## REQUIREMENTS
Write each line of the material exactly as given, from the top through the line that contains "time_min = [round(i", and omit all pictures.

● ● ● ● ●

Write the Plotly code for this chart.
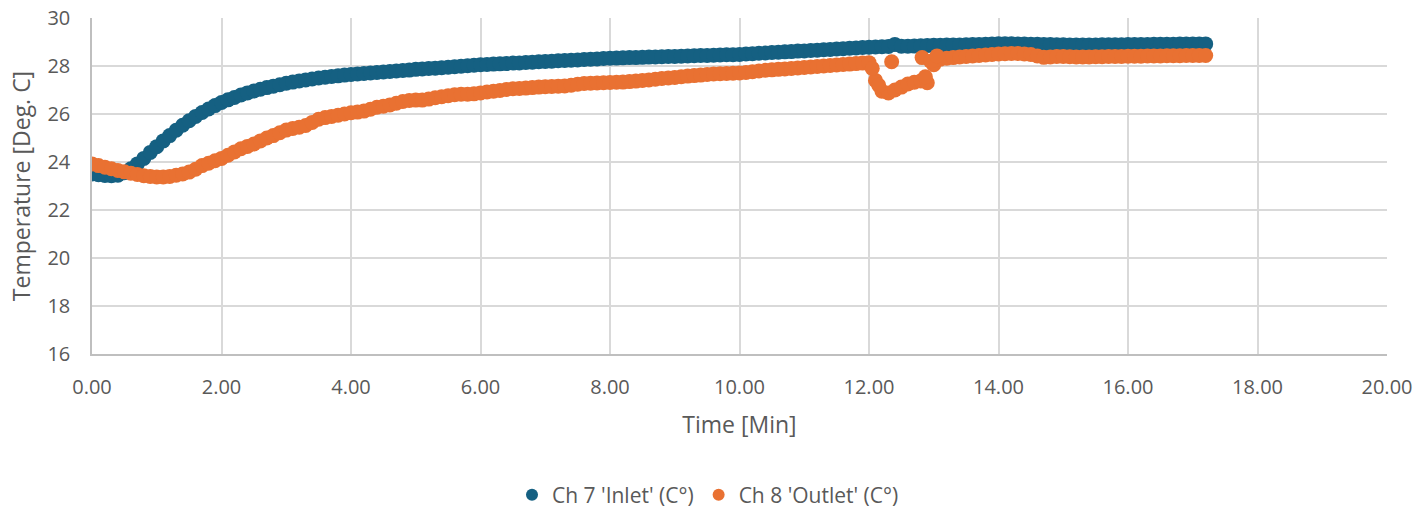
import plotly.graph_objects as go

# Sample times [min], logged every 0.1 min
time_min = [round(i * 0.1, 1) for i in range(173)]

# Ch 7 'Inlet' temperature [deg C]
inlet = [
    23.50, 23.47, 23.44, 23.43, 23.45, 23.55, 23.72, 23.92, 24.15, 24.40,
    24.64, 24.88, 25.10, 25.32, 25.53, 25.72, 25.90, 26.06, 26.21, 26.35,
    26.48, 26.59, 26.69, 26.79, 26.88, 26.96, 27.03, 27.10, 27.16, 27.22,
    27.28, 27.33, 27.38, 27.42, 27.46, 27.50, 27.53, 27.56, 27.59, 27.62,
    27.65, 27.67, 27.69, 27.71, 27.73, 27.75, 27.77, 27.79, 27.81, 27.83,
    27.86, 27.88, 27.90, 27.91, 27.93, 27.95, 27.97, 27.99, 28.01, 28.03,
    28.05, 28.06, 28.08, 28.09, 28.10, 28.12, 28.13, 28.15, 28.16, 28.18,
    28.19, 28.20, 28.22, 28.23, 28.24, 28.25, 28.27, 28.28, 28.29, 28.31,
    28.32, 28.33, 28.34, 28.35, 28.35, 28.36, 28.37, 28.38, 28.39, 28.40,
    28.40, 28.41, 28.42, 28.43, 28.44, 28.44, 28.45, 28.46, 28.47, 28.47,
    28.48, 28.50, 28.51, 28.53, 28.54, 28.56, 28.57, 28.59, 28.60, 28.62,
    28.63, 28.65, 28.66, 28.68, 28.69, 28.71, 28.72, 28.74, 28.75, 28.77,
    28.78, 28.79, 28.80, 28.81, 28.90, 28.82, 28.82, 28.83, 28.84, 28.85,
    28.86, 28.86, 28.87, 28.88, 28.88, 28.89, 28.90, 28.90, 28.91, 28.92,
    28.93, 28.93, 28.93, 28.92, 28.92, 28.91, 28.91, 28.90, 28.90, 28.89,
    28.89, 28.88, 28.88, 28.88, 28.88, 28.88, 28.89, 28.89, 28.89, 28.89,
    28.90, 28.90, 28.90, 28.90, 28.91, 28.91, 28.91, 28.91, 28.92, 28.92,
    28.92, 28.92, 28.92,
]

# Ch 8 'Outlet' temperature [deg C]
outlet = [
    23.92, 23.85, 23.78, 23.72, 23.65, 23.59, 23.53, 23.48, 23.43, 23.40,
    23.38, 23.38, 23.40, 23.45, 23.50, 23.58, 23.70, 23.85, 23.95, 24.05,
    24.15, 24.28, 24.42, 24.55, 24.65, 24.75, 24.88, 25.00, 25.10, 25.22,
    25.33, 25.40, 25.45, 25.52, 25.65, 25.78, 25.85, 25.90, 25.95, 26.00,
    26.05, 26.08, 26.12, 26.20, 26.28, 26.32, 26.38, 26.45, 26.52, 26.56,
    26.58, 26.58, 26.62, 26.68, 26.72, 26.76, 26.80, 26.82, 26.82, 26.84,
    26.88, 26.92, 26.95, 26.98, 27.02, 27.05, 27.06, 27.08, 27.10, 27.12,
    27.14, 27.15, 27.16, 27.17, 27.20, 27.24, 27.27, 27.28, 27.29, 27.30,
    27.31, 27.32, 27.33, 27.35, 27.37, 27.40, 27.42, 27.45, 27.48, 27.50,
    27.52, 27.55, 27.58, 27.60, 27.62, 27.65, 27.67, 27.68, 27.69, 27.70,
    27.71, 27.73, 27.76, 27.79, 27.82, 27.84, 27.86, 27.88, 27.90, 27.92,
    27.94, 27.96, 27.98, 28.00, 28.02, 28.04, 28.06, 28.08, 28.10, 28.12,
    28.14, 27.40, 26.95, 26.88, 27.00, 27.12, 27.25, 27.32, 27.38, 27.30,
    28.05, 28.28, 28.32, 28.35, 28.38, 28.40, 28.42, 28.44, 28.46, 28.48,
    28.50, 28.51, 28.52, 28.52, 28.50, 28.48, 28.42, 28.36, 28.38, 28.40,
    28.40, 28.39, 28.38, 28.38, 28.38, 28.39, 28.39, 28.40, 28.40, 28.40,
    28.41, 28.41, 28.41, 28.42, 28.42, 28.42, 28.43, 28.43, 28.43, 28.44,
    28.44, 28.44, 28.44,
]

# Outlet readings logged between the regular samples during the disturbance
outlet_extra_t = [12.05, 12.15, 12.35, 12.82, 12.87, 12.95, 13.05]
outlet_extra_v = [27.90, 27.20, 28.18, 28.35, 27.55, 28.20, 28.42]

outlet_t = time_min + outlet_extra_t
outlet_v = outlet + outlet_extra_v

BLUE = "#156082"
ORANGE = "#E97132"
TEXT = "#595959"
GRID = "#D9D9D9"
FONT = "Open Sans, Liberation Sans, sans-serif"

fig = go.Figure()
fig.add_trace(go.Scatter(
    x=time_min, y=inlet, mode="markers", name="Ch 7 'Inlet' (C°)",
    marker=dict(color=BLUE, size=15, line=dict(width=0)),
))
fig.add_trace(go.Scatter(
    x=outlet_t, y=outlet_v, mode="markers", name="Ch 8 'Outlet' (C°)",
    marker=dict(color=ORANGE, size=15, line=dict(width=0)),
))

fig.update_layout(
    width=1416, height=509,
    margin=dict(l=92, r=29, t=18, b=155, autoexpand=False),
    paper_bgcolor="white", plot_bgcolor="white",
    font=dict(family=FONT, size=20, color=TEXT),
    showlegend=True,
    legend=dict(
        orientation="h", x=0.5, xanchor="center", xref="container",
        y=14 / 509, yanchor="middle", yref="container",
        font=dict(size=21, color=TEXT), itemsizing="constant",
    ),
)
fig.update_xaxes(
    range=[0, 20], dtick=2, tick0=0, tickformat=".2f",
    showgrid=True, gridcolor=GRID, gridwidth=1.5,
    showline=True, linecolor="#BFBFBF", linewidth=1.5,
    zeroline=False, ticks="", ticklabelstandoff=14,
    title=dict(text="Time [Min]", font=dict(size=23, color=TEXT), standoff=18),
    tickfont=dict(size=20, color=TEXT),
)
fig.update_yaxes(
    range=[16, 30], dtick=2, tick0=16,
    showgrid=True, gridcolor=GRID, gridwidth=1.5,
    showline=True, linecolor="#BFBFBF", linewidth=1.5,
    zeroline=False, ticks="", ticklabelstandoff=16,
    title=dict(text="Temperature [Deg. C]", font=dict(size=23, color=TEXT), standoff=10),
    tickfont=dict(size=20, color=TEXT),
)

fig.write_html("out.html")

● ● ● ● ●

## SOLUTION TO THE PROBLEM
Write the Plotly code for this chart.
import plotly.graph_objects as go

# Sample times [min], logged every 0.1 min
time_min = [round(i * 0.1, 1) for i in range(173)]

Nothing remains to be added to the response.